A single structured diabetes education group session, available for all people newly diagnosed with type 2 diabetes in north east Wales

Summary

The team developed a single structured diabetes education group programme specifically meeting the needs of people newly diagnosed with type 2 diabetes. This was put in place alongside a complementary referral process whereby all patients referred to the dietetic department at diagnosis of type 2 diabetes can access a group place on average within 28 days, and receive four times more dietetic input than previously. Patients take part in a single group session that lasts two hours, with two group sessions per month each with a capacity for 10 people. Patients are able to implement self-management changes prior to their review by the primary care team, which takes place at about three months after diagnosis.

Challenge

An estimated 5% of the UK population has diabetes, with 90 % experiencing Type 2. Treating diabetes, including associated complications such as blindness, haemodialysis, amputation and cardiovascular events, accounted for approximately 10% of the 2012 NHS budget.

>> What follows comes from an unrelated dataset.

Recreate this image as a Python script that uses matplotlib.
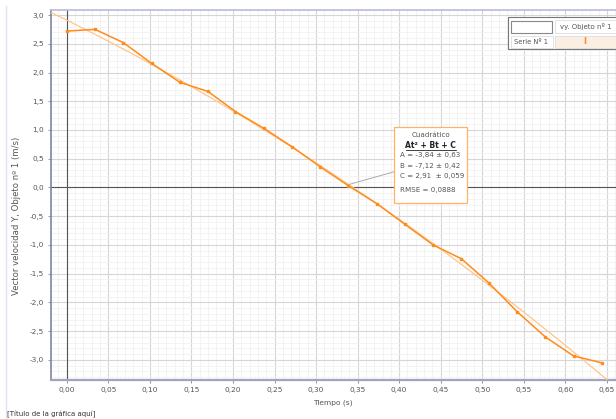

NICE Clinical Guidance 66 (2009), Type 2 diabetes, stated that SDE should be available at diagnosis, and ongoing, for patients and their partners/carers, to empower them to self-manage and prevent complications as much as possible. But in that same year, across the Betsi Cadwaladr University Health Board, patients waited up to 14 weeks after referral for a 30-minute dietetic consultation in a clinic. The service received approximately 150 adult out-patient referrals a month for newly diagnosed Type 2 diabetes (excluding people in care homes).

Objectives

The initiative aimed to provide appropriate evidenced based education in groups, targeting the needs of most people at diagnosis of Type 2 diabetes.

Each group could be quality assured and audited to ensure consistently high quality teaching from suitably trained dieticians. Referrals and bookings were audited to ensure that patients waited less than 30 days for a place in a group, and that appropriate patients were referred. Alternative venues could be offered where necessary.

The group approach, involving up to 10 patients at a time, would immediately release the staff needed to lead the groups, and allow other services to be developed. It was anticipated that patients would become confident in accessing group education, and would accept this as a normal part of their diabetes self-management. They were also directed to the XPERT patient programme, for more detailed ongoing education.